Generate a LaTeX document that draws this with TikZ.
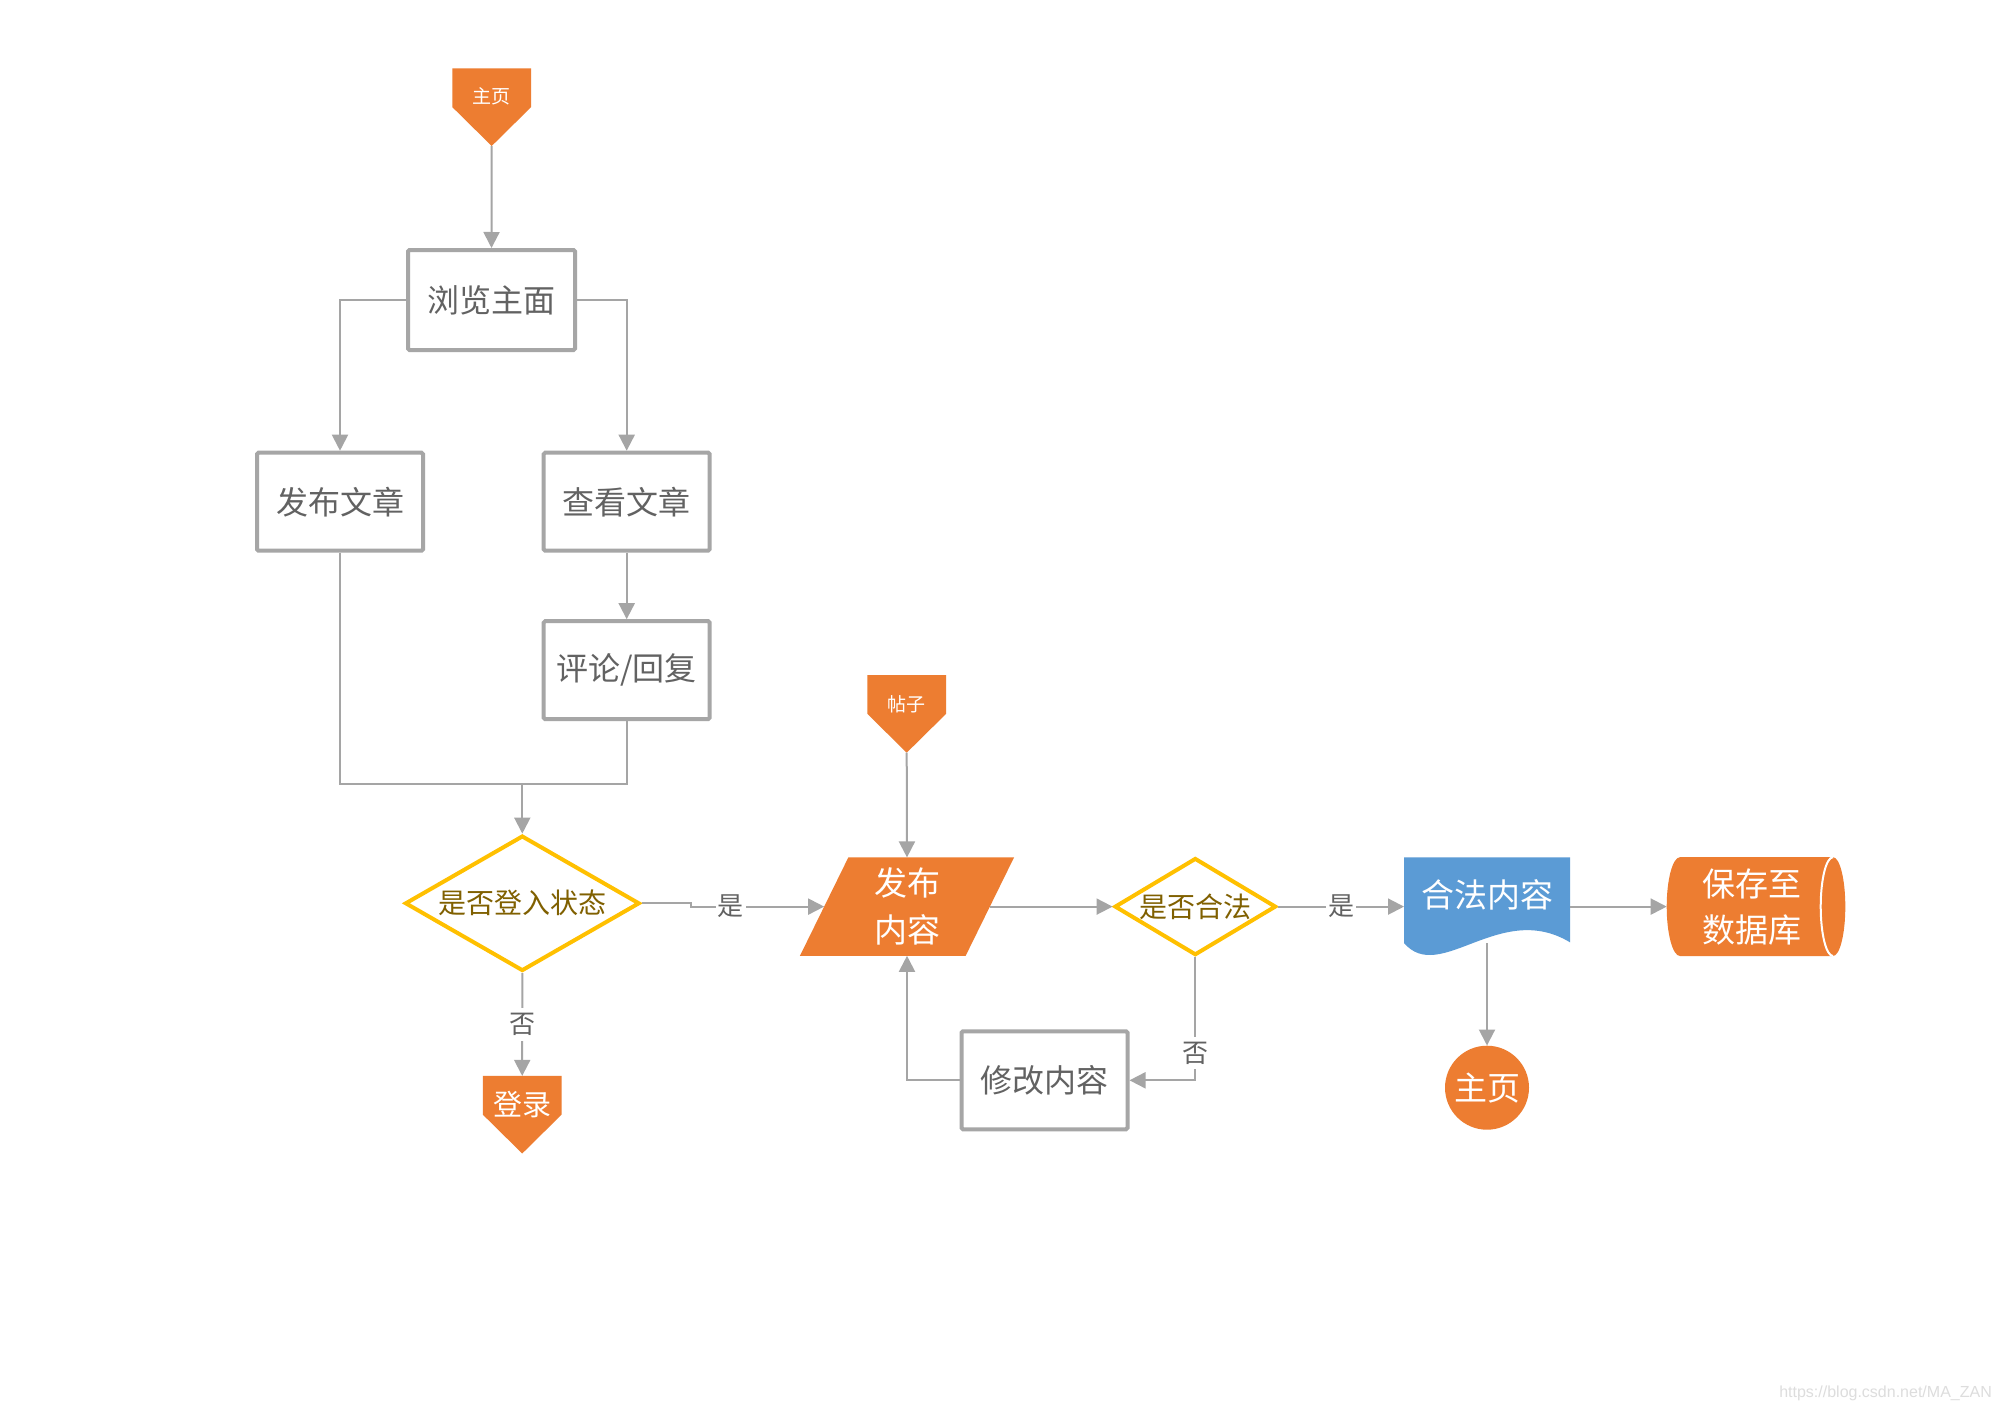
\documentclass[tikz,border=0pt]{standalone}
\usepackage{fontspec}
\newfontfamily\cjk{Noto Sans CJK SC}
\newfontfamily\wmfont{Liberation Sans}
\usetikzlibrary{arrows.meta,shapes.geometric,calc}
\pgfdeclarelayer{background}
\pgfsetlayers{background,main}
\definecolor{myorange}{HTML}{ED7D31}
\definecolor{docblue}{HTML}{5B9BD5}
\definecolor{diagold}{HTML}{FFC000}
\definecolor{diatext}{HTML}{806000}
\definecolor{linegray}{HTML}{A5A5A5}
\definecolor{boxgray}{HTML}{A6A6A6}
\definecolor{textgray}{HTML}{626262}
\definecolor{wmgray}{HTML}{DDDDDD}
\newcommand{\cjkfs}[1]{\cjk\fontsize{#1}{#1}\selectfont}
\begin{document}
\begin{tikzpicture}[x=1pt,y=-1pt,
  conn/.style={draw=linegray, line width=2pt},
  arr/.style={conn, -{Triangle[length=16pt,width=16pt]}},
  box/.style={draw=boxgray, line width=4pt, rounded corners=1.5pt, fill=white,
    minimum width=166pt, minimum height=98pt, inner sep=0pt, text=textgray, font=\cjkfs{32}},
  dec/.style={diamond, draw=diagold, line width=4pt, fill=white, inner sep=0pt,
    text=diatext, font=\cjkfs{28}},
  pent/.style={minimum width=78.6pt, minimum height=77.6pt, inner sep=0pt, outer sep=0pt},
  lbl/.style={fill=white, inner xsep=2pt, inner ysep=5pt, text=textgray, font=\cjkfs{26}},
]
\useasboundingbox (0,0) rectangle (2000,1413);

% nodes
\node[pent, label={[yshift=10.5pt,text=white,font=\cjkfs{19}]center:主页}] (home) at (491.7,107.2) {};
\node[box, minimum width=167pt, minimum height=100pt] (browse) at (491.5,300) {浏览主面};
\node[box] (post) at (340,501.7) {发布文章};
\node[box] (view) at (626.7,501.7) {查看文章};
\node[box] (reply) at (626.7,670.2) {评论/回复};
\node[dec, minimum width=234.6pt, minimum height=135.4pt, aspect=1.73] (d1) at (522.3,903.3) {是否登入状态};
\node[pent, label={[yshift=10.4pt,text=white,font=\cjkfs{29}]center:登录}] (login) at (522.2,1114.7) {};
\node[pent, label={[yshift=10.1pt,text=white,font=\cjkfs{19}]center:帖子}] (tiezi) at (906.7,713.9) {};
\node[minimum width=165.7pt, minimum height=98.4pt, inner sep=0pt, outer sep=0pt, text=white,
  font=\cjk\fontsize{33}{47}\selectfont, align=center] (pub) at (907,906.6) {发布\\内容};
\node[dec, minimum width=161.5pt, minimum height=97.1pt, aspect=1.66] (d2) at (1195.3,906.6) {是否合法};
\node[box] (modify) at (1044.5,1080.3) {修改内容};
\node[minimum width=166pt, minimum height=98.6pt, inner sep=0pt, outer sep=0pt,
  label={[yshift=11.6pt,text=white,font=\cjkfs{33}]center:合法内容}] (doc) at (1487,906.6) {};
\node[circle, fill=myorange, minimum size=84pt, inner sep=0pt, text=white, font=\cjkfs{33}] (home2) at (1487,1087.7) {主页};
\node[minimum width=178.6pt, minimum height=98.8pt, inner sep=0pt, outer sep=0pt,
  label={[xshift=-4.3pt,text=white,font=\cjk\fontsize{33}{46}\selectfont,align=center]center:保存至\\数据库}] (db) at (1756,906.6) {};
\node[anchor=east, text=wmgray, font=\wmfont\fontsize{16}{16}\selectfont, inner sep=0pt] (wm) at (1992,1393) {https://blog.csdn.net/MA\_ZAN};

% shapes
\begin{pgfonlayer}{background}
\fill[white] (0,0) rectangle (2000,1413);
\foreach \n in {home,tiezi,login}
  \fill[myorange] (\n.north west) -- (\n.north east) -- ([yshift=38.8pt]\n.south east)
    -- (\n.south) -- ([yshift=38.8pt]\n.south west) -- cycle;
\fill[myorange] ([xshift=24.2pt]pub.north west) -- ([xshift=24.2pt]pub.north east)
  -- ([xshift=-24.2pt]pub.south east) -- ([xshift=-24.2pt]pub.south west) -- cycle;
\fill[docblue] (doc.north west) -- (doc.north east) -- (1570,942.3)
  .. controls (1500,900) and (1440,985) .. (1404,943) -- cycle;
\fill[myorange] (1680,857.2) -- (1833,857.2)
  .. controls (1839.8,857.2) and (1845.3,879.3) .. (1845.3,906.6)
  .. controls (1845.3,933.9) and (1839.8,956) .. (1833,956)
  -- (1680,956)
  .. controls (1672.7,956) and (1666.7,933.9) .. (1666.7,906.6)
  .. controls (1666.7,879.3) and (1672.7,857.2) .. (1680,857.2) -- cycle;
\draw[white, line width=2pt] (1833,857.2)
  .. controls (1826.2,857.2) and (1820.7,879.3) .. (1820.7,906.6)
  .. controls (1820.7,933.9) and (1826.2,956) .. (1833,956);
\end{pgfonlayer}

% connectors
\coordinate (m) at (522.3,784);
\coordinate (docb) at (1487,943);
\draw[arr] (home.south) -- (browse.north);
\draw[arr] (browse.west) -| (post.north);
\draw[arr] (browse.east) -| (view.north);
\draw[arr] (view.south) -- (reply.north);
\draw[conn] (post.south) |- (m) -| (reply.south);
\draw[arr] (m) -- (d1.north);
\draw[arr] (d1.south) -- node[lbl]{否} (login.north);
\draw[arr] (d1.east) -- ++(49,0) |- node[lbl,pos=0.65]{是} (pub.west);
\draw[arr] (tiezi.south) -- (pub.north);
\draw[arr] (pub.east) -- (d2.west);
\draw[arr] (d2.south) |- node[lbl,pos=0.39]{否} (modify.east);
\draw[arr] (modify.west) -| (pub.south);
\draw[arr] (d2.east) -- node[lbl]{是} (doc.west);
\draw[arr] (doc.east) -- (db.west);
\draw[arr] (docb) -- (home2.north);
\end{tikzpicture}
\end{document}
* * *
§ To be done: Copy the material above in full and exactly, skipping pictures.

§ Correct output:
Generate a LaTeX document that draws this with TikZ.
\documentclass[tikz,border=0pt]{standalone}
\usepackage{fontspec}
\newfontfamily\cjk{Noto Sans CJK SC}
\newfontfamily\wmfont{Liberation Sans}
\usetikzlibrary{arrows.meta,shapes.geometric,calc}
\pgfdeclarelayer{background}
\pgfsetlayers{background,main}
\definecolor{myorange}{HTML}{ED7D31}
\definecolor{docblue}{HTML}{5B9BD5}
\definecolor{diagold}{HTML}{FFC000}
\definecolor{diatext}{HTML}{806000}
\definecolor{linegray}{HTML}{A5A5A5}
\definecolor{boxgray}{HTML}{A6A6A6}
\definecolor{textgray}{HTML}{626262}
\definecolor{wmgray}{HTML}{DDDDDD}
\newcommand{\cjkfs}[1]{\cjk\fontsize{#1}{#1}\selectfont}
\begin{document}
\begin{tikzpicture}[x=1pt,y=-1pt,
  conn/.style={draw=linegray, line width=2pt},
  arr/.style={conn, -{Triangle[length=16pt,width=16pt]}},
  box/.style={draw=boxgray, line width=4pt, rounded corners=1.5pt, fill=white,
    minimum width=166pt, minimum height=98pt, inner sep=0pt, text=textgray, font=\cjkfs{32}},
  dec/.style={diamond, draw=diagold, line width=4pt, fill=white, inner sep=0pt,
    text=diatext, font=\cjkfs{28}},
  pent/.style={minimum width=78.6pt, minimum height=77.6pt, inner sep=0pt, outer sep=0pt},
  lbl/.style={fill=white, inner xsep=2pt, inner ysep=5pt, text=textgray, font=\cjkfs{26}},
]
\useasboundingbox (0,0) rectangle (2000,1413);

% nodes
\node[pent, label={[yshift=10.5pt,text=white,font=\cjkfs{19}]center:主页}] (home) at (491.7,107.2) {};
\node[box, minimum width=167pt, minimum height=100pt] (browse) at (491.5,300) {浏览主面};
\node[box] (post) at (340,501.7) {发布文章};
\node[box] (view) at (626.7,501.7) {查看文章};
\node[box] (reply) at (626.7,670.2) {评论/回复};
\node[dec, minimum width=234.6pt, minimum height=135.4pt, aspect=1.73] (d1) at (522.3,903.3) {是否登入状态};
\node[pent, label={[yshift=10.4pt,text=white,font=\cjkfs{29}]center:登录}] (login) at (522.2,1114.7) {};
\node[pent, label={[yshift=10.1pt,text=white,font=\cjkfs{19}]center:帖子}] (tiezi) at (906.7,713.9) {};
\node[minimum width=165.7pt, minimum height=98.4pt, inner sep=0pt, outer sep=0pt, text=white,
  font=\cjk\fontsize{33}{47}\selectfont, align=center] (pub) at (907,906.6) {发布\\内容};
\node[dec, minimum width=161.5pt, minimum height=97.1pt, aspect=1.66] (d2) at (1195.3,906.6) {是否合法};
\node[box] (modify) at (1044.5,1080.3) {修改内容};
\node[minimum width=166pt, minimum height=98.6pt, inner sep=0pt, outer sep=0pt,
  label={[yshift=11.6pt,text=white,font=\cjkfs{33}]center:合法内容}] (doc) at (1487,906.6) {};
\node[circle, fill=myorange, minimum size=84pt, inner sep=0pt, text=white, font=\cjkfs{33}] (home2) at (1487,1087.7) {主页};
\node[minimum width=178.6pt, minimum height=98.8pt, inner sep=0pt, outer sep=0pt,
  label={[xshift=-4.3pt,text=white,font=\cjk\fontsize{33}{46}\selectfont,align=center]center:保存至\\数据库}] (db) at (1756,906.6) {};
\node[anchor=east, text=wmgray, font=\wmfont\fontsize{16}{16}\selectfont, inner sep=0pt] (wm) at (1992,1393) {https://blog.csdn.net/MA\_ZAN};

% shapes
\begin{pgfonlayer}{background}
\fill[white] (0,0) rectangle (2000,1413);
\foreach \n in {home,tiezi,login}
  \fill[myorange] (\n.north west) -- (\n.north east) -- ([yshift=38.8pt]\n.south east)
    -- (\n.south) -- ([yshift=38.8pt]\n.south west) -- cycle;
\fill[myorange] ([xshift=24.2pt]pub.north west) -- ([xshift=24.2pt]pub.north east)
  -- ([xshift=-24.2pt]pub.south east) -- ([xshift=-24.2pt]pub.south west) -- cycle;
\fill[docblue] (doc.north west) -- (doc.north east) -- (1570,942.3)
  .. controls (1500,900) and (1440,985) .. (1404,943) -- cycle;
\fill[myorange] (1680,857.2) -- (1833,857.2)
  .. controls (1839.8,857.2) and (1845.3,879.3) .. (1845.3,906.6)
  .. controls (1845.3,933.9) and (1839.8,956) .. (1833,956)
  -- (1680,956)
  .. controls (1672.7,956) and (1666.7,933.9) .. (1666.7,906.6)
  .. controls (1666.7,879.3) and (1672.7,857.2) .. (1680,857.2) -- cycle;
\draw[white, line width=2pt] (1833,857.2)
  .. controls (1826.2,857.2) and (1820.7,879.3) .. (1820.7,906.6)
  .. controls (1820.7,933.9) and (1826.2,956) .. (1833,956);
\end{pgfonlayer}

% connectors
\coordinate (m) at (522.3,784);
\coordinate (docb) at (1487,943);
\draw[arr] (home.south) -- (browse.north);
\draw[arr] (browse.west) -| (post.north);
\draw[arr] (browse.east) -| (view.north);
\draw[arr] (view.south) -- (reply.north);
\draw[conn] (post.south) |- (m) -| (reply.south);
\draw[arr] (m) -- (d1.north);
\draw[arr] (d1.south) -- node[lbl]{否} (login.north);
\draw[arr] (d1.east) -- ++(49,0) |- node[lbl,pos=0.65]{是} (pub.west);
\draw[arr] (tiezi.south) -- (pub.north);
\draw[arr] (pub.east) -- (d2.west);
\draw[arr] (d2.south) |- node[lbl,pos=0.39]{否} (modify.east);
\draw[arr] (modify.west) -| (pub.south);
\draw[arr] (d2.east) -- node[lbl]{是} (doc.west);
\draw[arr] (doc.east) -- (db.west);
\draw[arr] (docb) -- (home2.north);
\end{tikzpicture}
\end{document}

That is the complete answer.